|Do you know where your variables are?|
I've now had a chance to look at this more as I was a bit surprised you had to do this.
The main issue is you are using verchar columns and not nvarchar columns and you did not tell us how the data got into the database in the first place. Let's assume the data was inserted into the database with DBD::ODBC in the first place and see what happens
When I look under the hood at what ODBC APIs DBD::ODBC is calling I see DBD::ODBC took the 4 chinese characters that are UTF-8 encoded in Perl (see first lines of output) and it converted them to UTF16 and bound them as SQL_WCHARs. Note, varchar columns are not really designed to store unicode data. If we convert what SQL Server thinks it has in the column to varbinary and read it back we miracoulously get the chinese string UTF-8 encoded back (the 3rd/4th lines of output). Unsurprisingly we can decode that UTF-8 back into a string in Perl (the last 2 lines of output). In other words, SQL Server does not know that is UTF-8 encoded data and length functions and collation will not work.

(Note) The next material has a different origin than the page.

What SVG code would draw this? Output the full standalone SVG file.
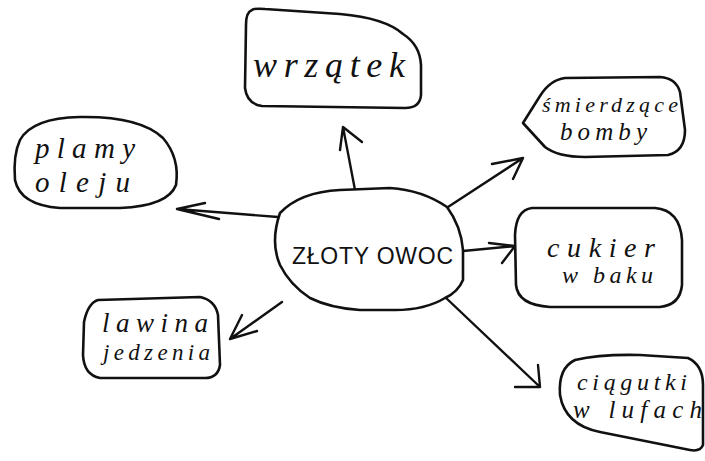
<svg xmlns="http://www.w3.org/2000/svg" width="705" height="461" viewBox="0 0 705 461">
<style>
.shape{fill:#fff;stroke:#111;stroke-width:2.6;stroke-linejoin:round;stroke-linecap:round}
.line{fill:none;stroke:#111;stroke-width:2.4;stroke-linecap:round;stroke-linejoin:round}
.hw{font-family:"Liberation Serif","DejaVu Serif",serif;font-style:italic;fill:#111}
.cap{font-family:"Liberation Sans","DejaVu Sans",sans-serif;fill:#111}
</style>
<rect width="705" height="461" fill="#fff"/>
<g id="connectors">
<path class="line" d="M355,190 L343,127 M340,150 L343,127 L362,142"/>
<path class="line" d="M278,217 L177,209 M205,203 L177,209 L219,219"/>
<path class="line" d="M448,207 L523,158 M492,164 L523,158 L513,179"/>
<path class="line" d="M463,251 L515,246 M489,243 L515,246 L502,263"/>
<path class="line" d="M282,302 L230,339 M242,315 L230,339 L257,331"/>
<path class="line" d="M445,297 L540,387 M538,365 L540,387 L515,387"/>
</g>
<g id="node-wrzatek">
<path class="shape" d="M252,10 Q246,12 246,25 L245,88 Q247,104 262,106 L405,108 Q420,108 421,95 L421,65 Q420,45 403,34 Q385,18 340,14 L265,9 Q254,8 252,10 Z"/>
<text class="hw" x="253" y="77" font-size="36" textLength="152" lengthAdjust="spacing">wrzątek</text>
</g>
<g id="node-smierdzace">
<path class="shape" d="M523,123 L540,96 Q550,80 565,78 L660,77 Q676,78 680,92 L685,130 Q685,151 668,155 L585,157 Q558,157 545,147 Z"/>
<text class="hw" x="542" y="112" font-size="22" textLength="136" lengthAdjust="spacing">śmierdzące</text>
<text class="hw" x="560" y="140" font-size="25" textLength="87" lengthAdjust="spacing">bomby</text>
</g>
<g id="node-plamy">
<path class="shape" d="M20,140 Q32,118 80,117 Q140,116 163,138 Q180,158 176,185 Q168,206 120,208 L60,208 Q20,205 15,180 Q13,155 20,140 Z"/>
<text class="hw" x="35" y="158" font-size="29" textLength="100" lengthAdjust="spacing">plamy</text>
<text class="hw" x="35" y="192" font-size="29" textLength="95" lengthAdjust="spacing">oleju</text>
</g>
<g id="node-zloty">
<path class="shape" d="M280,213 Q300,192 340,190 L390,188 Q422,190 447,207 Q461,226 463,250 L463,280 Q458,292 445,298 Q425,310 395,310 L360,310 Q330,308 310,298 Q290,285 280,265 Q270,242 280,213 Z"/>
<text class="cap" x="292" y="264" font-size="23" textLength="161" lengthAdjust="spacing">ZŁOTY OWOC</text>
</g>
<g id="node-cukier">
<path class="shape" d="M532,208 L655,208 Q680,210 682,240 L682,285 Q680,305 660,307 L550,307 Q518,305 516,285 L515,235 Q516,210 532,208 Z"/>
<text class="hw" x="547" y="257" font-size="28" textLength="108" lengthAdjust="spacing">cukier</text>
<text class="hw" x="562" y="283" font-size="24" textLength="91" lengthAdjust="spacing">w baku</text>
</g>
<g id="node-lawina">
<path class="shape" d="M98,300 L200,297 Q215,300 218,315 L220,365 Q218,378 205,378 L100,378 Q84,375 83,355 L84,322 Q88,303 98,300 Z"/>
<text class="hw" x="102" y="332" font-size="27" textLength="106" lengthAdjust="spacing">lawina</text>
<text class="hw" x="103" y="360" font-size="23" textLength="107" lengthAdjust="spacing">jedzenia</text>
</g>
<g id="node-ciagutki">
<path class="shape" d="M560,395 Q558,368 575,360 Q600,354 640,355 L688,358 Q703,365 703,385 L703,445 Q700,452 690,450 L600,432 Q565,425 560,395 Z"/>
<text class="hw" x="577" y="390" font-size="24" textLength="110" lengthAdjust="spacing">ciągutki</text>
<text class="hw" x="573" y="418" font-size="25" textLength="129" lengthAdjust="spacing">w lufach</text>
</g>
</svg>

If we rewrite the select code to a simple "select * from chinese" we seem to get back rubbish. What has happened here is that DBD::ODBC bound what it believed to be char data as SQL_WCHARs, SQL Server passed back UTF16 encoded representation of the 16 bytes and DBD::ODBC decoded it to UTF-8 and hence it is now double encoded UTF-8.
If we had changed the code above to bind the input data as SQL_WCHARs SQL Server would have just put a load of question marks in the column as it cannot do what you want.
The correct way to do this with SQL Server is to make the column nvarchar and then everything will just work (except collations when characters don't fit into UCS-2 until SQL Server 2012 - see Inserting unicode characters > 0xFFFF (surrogate pairs) into MS SQL Server with Perl DBD::ODBC for why).